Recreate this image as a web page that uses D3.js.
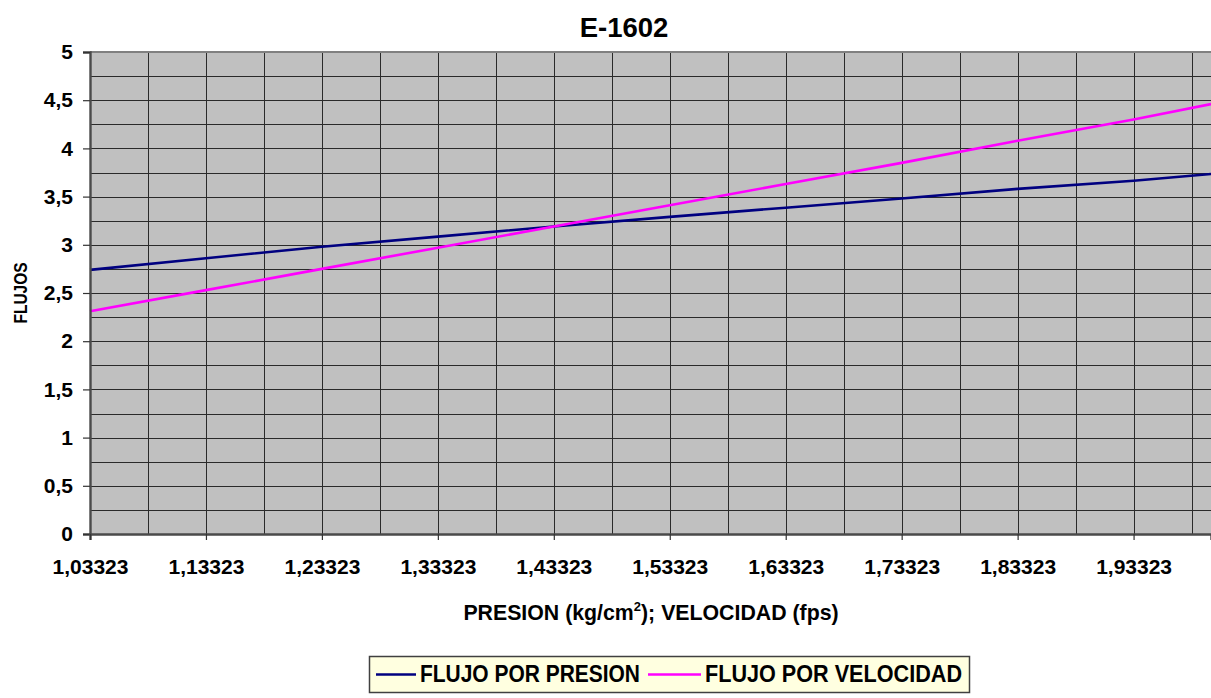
<!DOCTYPE html>
<html>
<head>
<meta charset="utf-8">
<script src="https://cdn.jsdelivr.net/npm/d3@7"></script>
<style>
  html, body { margin: 0; padding: 0; background: #ffffff; }
  svg { display: block; font-family: "Liberation Sans", Arial, sans-serif; font-weight: bold; }
</style>
</head>
<body>
<svg id="chart" width="1211" height="698"></svg>
<script>
// Abscissa: pressure (kg/cm2) / velocity (fps)
const xValues = [1.03323, 1.13323, 1.23323, 1.33323, 1.43323, 1.53323, 1.63323, 1.73323, 1.83323, 1.93323, 2.0];
// Flow computed from pressure
const flujoPresion = [2.74, 2.86, 2.98, 3.085, 3.19, 3.29, 3.385, 3.48, 3.58, 3.665, 3.735];
// Flow computed from velocity
const flujoVelocidad = [2.31, 2.53, 2.75, 2.97, 3.19, 3.41, 3.63, 3.85, 4.08, 4.30, 4.46];

const xTickLabels = ["1,03323", "1,13323", "1,23323", "1,33323", "1,43323", "1,53323", "1,63323", "1,73323", "1,83323", "1,93323"];
const yTickLabels = ["0", "0,5", "1", "1,5", "2", "2,5", "3", "3,5", "4", "4,5", "5"];

const seriesNames = ["FLUJO POR PRESION", "FLUJO POR VELOCIDAD"];
const seriesColors = ["#000080", "#ff00ff"];

const svg = d3.select("#chart");

const plot = { left: 90, right: 1211, top: 52, bottom: 534 };

const x = d3.scaleLinear().domain([1.03323, 2.0]).range([plot.left, plot.right]);
const y = d3.scaleLinear().domain([0, 5]).range([plot.bottom, plot.top]);

const xMajor = d3.range(0, 10).map(i => 1.03323 + i * 0.1);
const xMinor = d3.range(0, 20).map(i => 1.03323 + i * 0.05).filter(v => v <= 2.0);
const yMajor = d3.range(0, 11).map(i => i * 0.5);
const yMinor = d3.range(0, 21).map(i => i * 0.25);

// plot background
svg.append("rect")
  .attr("x", plot.left).attr("y", plot.top)
  .attr("width", plot.right - plot.left).attr("height", plot.bottom - plot.top)
  .attr("fill", "#c0c0c0");

// grid
const grid = svg.append("g").attr("stroke", "#2a2a2a").attr("stroke-width", 1).attr("shape-rendering", "crispEdges");
grid.selectAll("line.v").data(xMinor.slice(1)).join("line")
  .attr("x1", d => Math.round(x(d)) + 0.5).attr("x2", d => Math.round(x(d)) + 0.5)
  .attr("y1", plot.top).attr("y2", plot.bottom);
grid.selectAll("line.h").data(yMinor.slice(1, -1)).join("line")
  .attr("x1", plot.left).attr("x2", plot.right)
  .attr("y1", d => Math.round(y(d)) + 0.5).attr("y2", d => Math.round(y(d)) + 0.5);

// top border
svg.append("line")
  .attr("x1", plot.left).attr("x2", plot.right)
  .attr("y1", plot.top).attr("y2", plot.top)
  .attr("stroke", "#808080").attr("stroke-width", 2);

// series lines
const line = d3.line().x(d => x(d[0])).y(d => y(d[1]));
[flujoPresion, flujoVelocidad].forEach((vals, i) => {
  svg.append("path")
    .datum(xValues.map((xv, j) => [xv, vals[j]]))
    .attr("fill", "none")
    .attr("stroke", seriesColors[i])
    .attr("stroke-width", 2.6)
    .attr("stroke-linejoin", "round")
    .attr("d", line);
});

// y axis
const yAxis = d3.axisLeft(y).tickValues(yMajor).tickSize(7).tickPadding(10)
  .tickFormat((d, i) => yTickLabels[i]);
const gy = svg.append("g").attr("transform", `translate(${plot.left},0)`).call(yAxis);
gy.select(".domain").attr("stroke", "#4a4a4a").attr("stroke-width", 2.4);
gy.selectAll(".tick line").attr("stroke", "#333").attr("stroke-width", 1.2);
gy.selectAll(".tick text").attr("font-size", 21).attr("font-weight", "bold")
  .attr("fill", "#000").attr("font-family", "Liberation Sans, Arial, sans-serif");

// x axis
const xAxis = d3.axisBottom(x).tickValues(xMajor).tickSize(6).tickPadding(19)
  .tickFormat((d, i) => xTickLabels[i]);
const gx = svg.append("g").attr("transform", `translate(0,${plot.bottom})`).call(xAxis);
gx.select(".domain").attr("stroke", "#4a4a4a").attr("stroke-width", 2.4);
gx.selectAll(".tick line").attr("stroke", "#333").attr("stroke-width", 1.2);
gx.selectAll(".tick text").attr("font-size", 21).attr("font-weight", "bold")
  .attr("fill", "#000").attr("font-family", "Liberation Sans, Arial, sans-serif");

// title
svg.append("text").attr("x", 624).attr("y", 37)
  .attr("text-anchor", "middle").attr("font-size", 27.5).text("E-1602");

// axis titles
const xt = svg.append("text").attr("x", 651).attr("y", 620)
  .attr("text-anchor", "middle").attr("font-size", 21.3);
xt.append("tspan").text("PRESION (kg/cm");
xt.append("tspan").attr("font-size", 13).attr("dy", -9).text("2");
xt.append("tspan").attr("dy", 9).text("); VELOCIDAD (fps)");

svg.append("text")
  .attr("transform", "translate(26.5,293) rotate(-90)")
  .attr("text-anchor", "middle").attr("font-size", 18)
  .attr("textLength", 61).attr("lengthAdjust", "spacingAndGlyphs")
  .text("FLUJOS");

// legend
const legend = svg.append("g");
legend.append("rect")
  .attr("x", 369.5).attr("y", 656.5).attr("width", 600).attr("height", 36)
  .attr("fill", "#ffffe0").attr("stroke", "#404040").attr("stroke-width", 1.5);
const legendItems = [
  { lx: 376, tx: 420, tw: 220 },
  { lx: 648, tx: 705, tw: 257 }
];
legendItems.forEach((it, i) => {
  legend.append("line")
    .attr("x1", it.lx).attr("x2", it.tx - 4)
    .attr("y1", 674.5).attr("y2", 674.5)
    .attr("stroke", seriesColors[i]).attr("stroke-width", 2.4);
  legend.append("text")
    .attr("x", it.tx).attr("y", 682)
    .attr("font-size", 23)
    .attr("textLength", it.tw).attr("lengthAdjust", "spacingAndGlyphs")
    .text(seriesNames[i]);
});
</script>
</body>
</html>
__________________________________________________
Request:
Return each line from the material above exactly, but not the pictures.

Output for this exercise:
Recreate this image as a web page that uses D3.js.
<!DOCTYPE html>
<html>
<head>
<meta charset="utf-8">
<script src="https://cdn.jsdelivr.net/npm/d3@7"></script>
<style>
  html, body { margin: 0; padding: 0; background: #ffffff; }
  svg { display: block; font-family: "Liberation Sans", Arial, sans-serif; font-weight: bold; }
</style>
</head>
<body>
<svg id="chart" width="1211" height="698"></svg>
<script>
// Abscissa: pressure (kg/cm2) / velocity (fps)
const xValues = [1.03323, 1.13323, 1.23323, 1.33323, 1.43323, 1.53323, 1.63323, 1.73323, 1.83323, 1.93323, 2.0];
// Flow computed from pressure
const flujoPresion = [2.74, 2.86, 2.98, 3.085, 3.19, 3.29, 3.385, 3.48, 3.58, 3.665, 3.735];
// Flow computed from velocity
const flujoVelocidad = [2.31, 2.53, 2.75, 2.97, 3.19, 3.41, 3.63, 3.85, 4.08, 4.30, 4.46];

const xTickLabels = ["1,03323", "1,13323", "1,23323", "1,33323", "1,43323", "1,53323", "1,63323", "1,73323", "1,83323", "1,93323"];
const yTickLabels = ["0", "0,5", "1", "1,5", "2", "2,5", "3", "3,5", "4", "4,5", "5"];

const seriesNames = ["FLUJO POR PRESION", "FLUJO POR VELOCIDAD"];
const seriesColors = ["#000080", "#ff00ff"];

const svg = d3.select("#chart");

const plot = { left: 90, right: 1211, top: 52, bottom: 534 };

const x = d3.scaleLinear().domain([1.03323, 2.0]).range([plot.left, plot.right]);
const y = d3.scaleLinear().domain([0, 5]).range([plot.bottom, plot.top]);

const xMajor = d3.range(0, 10).map(i => 1.03323 + i * 0.1);
const xMinor = d3.range(0, 20).map(i => 1.03323 + i * 0.05).filter(v => v <= 2.0);
const yMajor = d3.range(0, 11).map(i => i * 0.5);
const yMinor = d3.range(0, 21).map(i => i * 0.25);

// plot background
svg.append("rect")
  .attr("x", plot.left).attr("y", plot.top)
  .attr("width", plot.right - plot.left).attr("height", plot.bottom - plot.top)
  .attr("fill", "#c0c0c0");

// grid
const grid = svg.append("g").attr("stroke", "#2a2a2a").attr("stroke-width", 1).attr("shape-rendering", "crispEdges");
grid.selectAll("line.v").data(xMinor.slice(1)).join("line")
  .attr("x1", d => Math.round(x(d)) + 0.5).attr("x2", d => Math.round(x(d)) + 0.5)
  .attr("y1", plot.top).attr("y2", plot.bottom);
grid.selectAll("line.h").data(yMinor.slice(1, -1)).join("line")
  .attr("x1", plot.left).attr("x2", plot.right)
  .attr("y1", d => Math.round(y(d)) + 0.5).attr("y2", d => Math.round(y(d)) + 0.5);

// top border
svg.append("line")
  .attr("x1", plot.left).attr("x2", plot.right)
  .attr("y1", plot.top).attr("y2", plot.top)
  .attr("stroke", "#808080").attr("stroke-width", 2);

// series lines
const line = d3.line().x(d => x(d[0])).y(d => y(d[1]));
[flujoPresion, flujoVelocidad].forEach((vals, i) => {
  svg.append("path")
    .datum(xValues.map((xv, j) => [xv, vals[j]]))
    .attr("fill", "none")
    .attr("stroke", seriesColors[i])
    .attr("stroke-width", 2.6)
    .attr("stroke-linejoin", "round")
    .attr("d", line);
});

// y axis
const yAxis = d3.axisLeft(y).tickValues(yMajor).tickSize(7).tickPadding(10)
  .tickFormat((d, i) => yTickLabels[i]);
const gy = svg.append("g").attr("transform", `translate(${plot.left},0)`).call(yAxis);
gy.select(".domain").attr("stroke", "#4a4a4a").attr("stroke-width", 2.4);
gy.selectAll(".tick line").attr("stroke", "#333").attr("stroke-width", 1.2);
gy.selectAll(".tick text").attr("font-size", 21).attr("font-weight", "bold")
  .attr("fill", "#000").attr("font-family", "Liberation Sans, Arial, sans-serif");

// x axis
const xAxis = d3.axisBottom(x).tickValues(xMajor).tickSize(6).tickPadding(19)
  .tickFormat((d, i) => xTickLabels[i]);
const gx = svg.append("g").attr("transform", `translate(0,${plot.bottom})`).call(xAxis);
gx.select(".domain").attr("stroke", "#4a4a4a").attr("stroke-width", 2.4);
gx.selectAll(".tick line").attr("stroke", "#333").attr("stroke-width", 1.2);
gx.selectAll(".tick text").attr("font-size", 21).attr("font-weight", "bold")
  .attr("fill", "#000").attr("font-family", "Liberation Sans, Arial, sans-serif");

// title
svg.append("text").attr("x", 624).attr("y", 37)
  .attr("text-anchor", "middle").attr("font-size", 27.5).text("E-1602");

// axis titles
const xt = svg.append("text").attr("x", 651).attr("y", 620)
  .attr("text-anchor", "middle").attr("font-size", 21.3);
xt.append("tspan").text("PRESION (kg/cm");
xt.append("tspan").attr("font-size", 13).attr("dy", -9).text("2");
xt.append("tspan").attr("dy", 9).text("); VELOCIDAD (fps)");

svg.append("text")
  .attr("transform", "translate(26.5,293) rotate(-90)")
  .attr("text-anchor", "middle").attr("font-size", 18)
  .attr("textLength", 61).attr("lengthAdjust", "spacingAndGlyphs")
  .text("FLUJOS");

// legend
const legend = svg.append("g");
legend.append("rect")
  .attr("x", 369.5).attr("y", 656.5).attr("width", 600).attr("height", 36)
  .attr("fill", "#ffffe0").attr("stroke", "#404040").attr("stroke-width", 1.5);
const legendItems = [
  { lx: 376, tx: 420, tw: 220 },
  { lx: 648, tx: 705, tw: 257 }
];
legendItems.forEach((it, i) => {
  legend.append("line")
    .attr("x1", it.lx).attr("x2", it.tx - 4)
    .attr("y1", 674.5).attr("y2", 674.5)
    .attr("stroke", seriesColors[i]).attr("stroke-width", 2.4);
  legend.append("text")
    .attr("x", it.tx).attr("y", 682)
    .attr("font-size", 23)
    .attr("textLength", it.tw).attr("lengthAdjust", "spacingAndGlyphs")
    .text(seriesNames[i]);
});
</script>
</body>
</html>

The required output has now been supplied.